Pour l'Église, la vie étant un don de Dieu, l'avortement et l'euthanasie ne peuvent être en aucune façon admis. Des différences s'expriment ensuite entre théologiens sur la position à adopter vis-à-vis des personnes qui y recourent, beaucoup de théologiens insistant aujourd'hui sur une attitude de «miséricorde».

Canonisations

Le pape avait procédé dans la matinée aux canonisations annoncées en février par son prédécesseur Benoît XVI lors de son dernier consistoire de février.

Il a fait saint le modeste cordonnier Antonio Primaldo, et 800 autres hommes de la ville d'Otrante, à l'extrême sud de l'Italie, qui avaient été faits prisonniers en 1480 par les troupes du Sultan Mehmet II.

Priés de renier leur foi et d'embrasser l'islam s'ils voulaient avoir la vie sauve, ils avaient refusé, sous l'impulsion du courageux Primaldo. Ils avaient été décapités.

«Pendant que nous vénérons les martyrs d'Otrante, demandons à Dieu qu'il soutienne les nombreux chrétiens qui souffrent encore de violences et leur donne le courage de la fidélité et de répondre au mal par le bien», a plaidé le pape, faisant allusion aux nombreuses persécutions de chrétiens.

François n'a fait toutefois aucune mention de persécutions subies au nom de l'islam radical, quand des musulmans se convertissent aujourd'hui au christianisme.

Il y a un mois, le pape avait affirmé que l'Église d'aujourd'hui comptait plus de martyrs qu'aux premiers siècles du christianisme. Il avait dénoncé des expressions plus subtiles de contraintes antichrétiennes comme les limitations au port de la croix.

Des centaines de Colombiens et Mexicains avaient fait le voyage pour assister aux canonisations de deux femmes de leur pays par le premier pape latino-américain de l'Histoire.

Il s'agit de la toute première sainte colombienne, Laura de Santa Caterina da Siena Montoya y Upeguila, appelée communément «Madre Laura», et de la deuxième sainte mexicaine, Maria Guadalupe Garcia Zavala, surnommée «Madre Lupita».

Toutes deux sont fondatrices de congrégations féminines. Mortes au XXe siècle, elles se sont engagées dans l'aide aux pauvres, aux malades et aux peuples indigènes.
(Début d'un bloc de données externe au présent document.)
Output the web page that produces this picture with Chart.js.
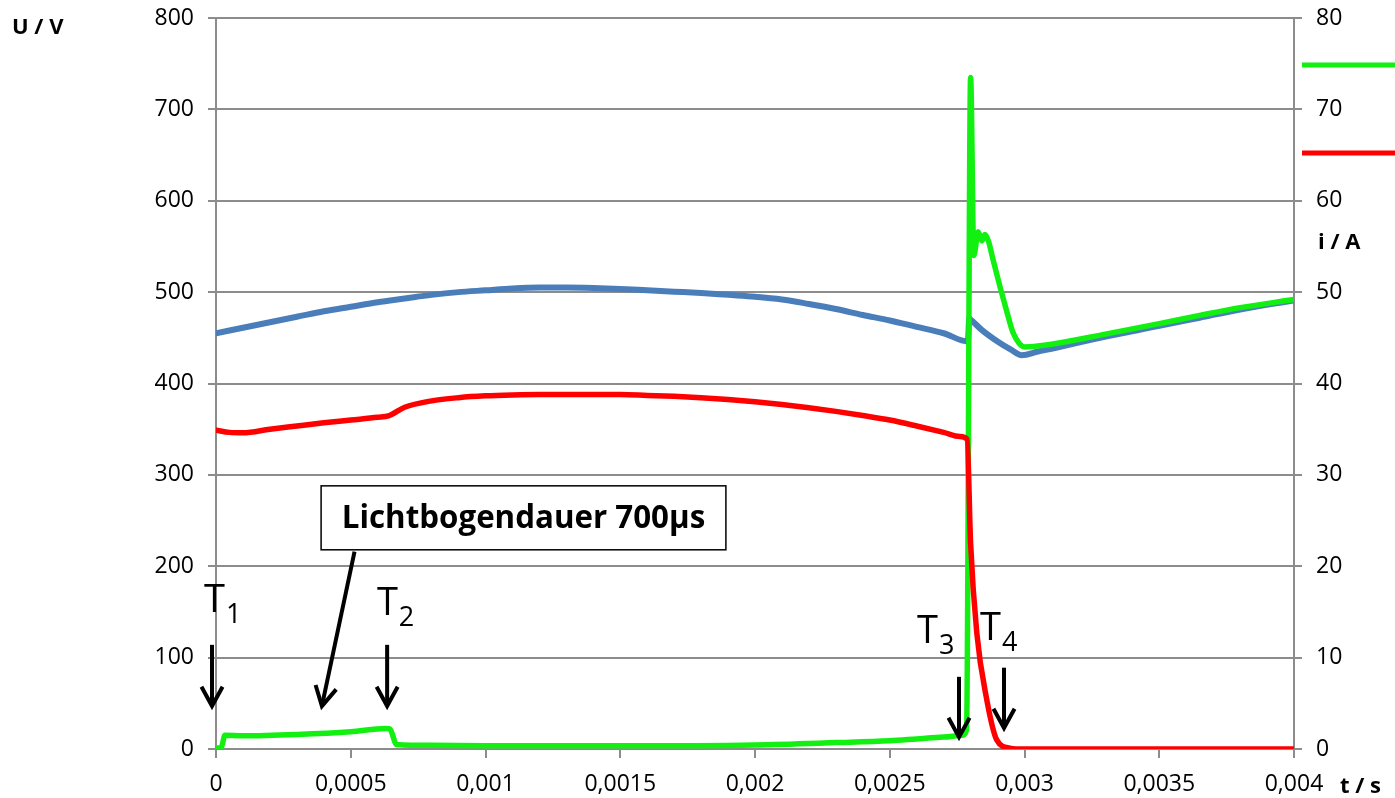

Le pape a rendu hommage à la manière qu'avait eue «Madre Laura» d'apporter la foi sans «s'opposer» aux cultures locales, mais en les «respectant».

Devant le président colombien Juan Manuel Santos, il a soutenu les efforts de réconciliation entre le gouvernement et la guérilla.

Implorant l'intercession de la nouvelle sainte mexicaine, François a demandé la fin de «la violence et l'insécurité» au Mexique, où le narcotrafic fait des milliers de victimes chaque année.

François a noté que «sans la charité, le martyr et la mission perdent leur saveur chrétienne». Improvisant, il a fustigé «l'embourgeoisement du coeur» qui «paralyse» de nombreux chrétiens.

Citant l'exemple de Madre Laura qui «se donnait totalement» aux indigènes et de Madre Lupita qui «se mettait à genoux devant les malades sur le pavé de l'hôpital pour les servir avec tendresse», il a ajouté: «il ne faut pas avoir honte, peur ou dégoût de toucher la chair du Christ!»

Dans la foule enthousiaste, certaines soeurs mexicaines portaient des sombreros. Beaucoup de familles étaient venues avec de jeunes enfants, espérant que le pape s'approcherait d'elles et les bénirait.

La piété populaire latino-américaine était de la partie: Maria Rosales Gómez, de Guadalajara, se disait convaincue que la sainte mexicaine a «fait un miracle» il y a 14 ans pour un de ses petits fils malade à la naissance et qui a survécu.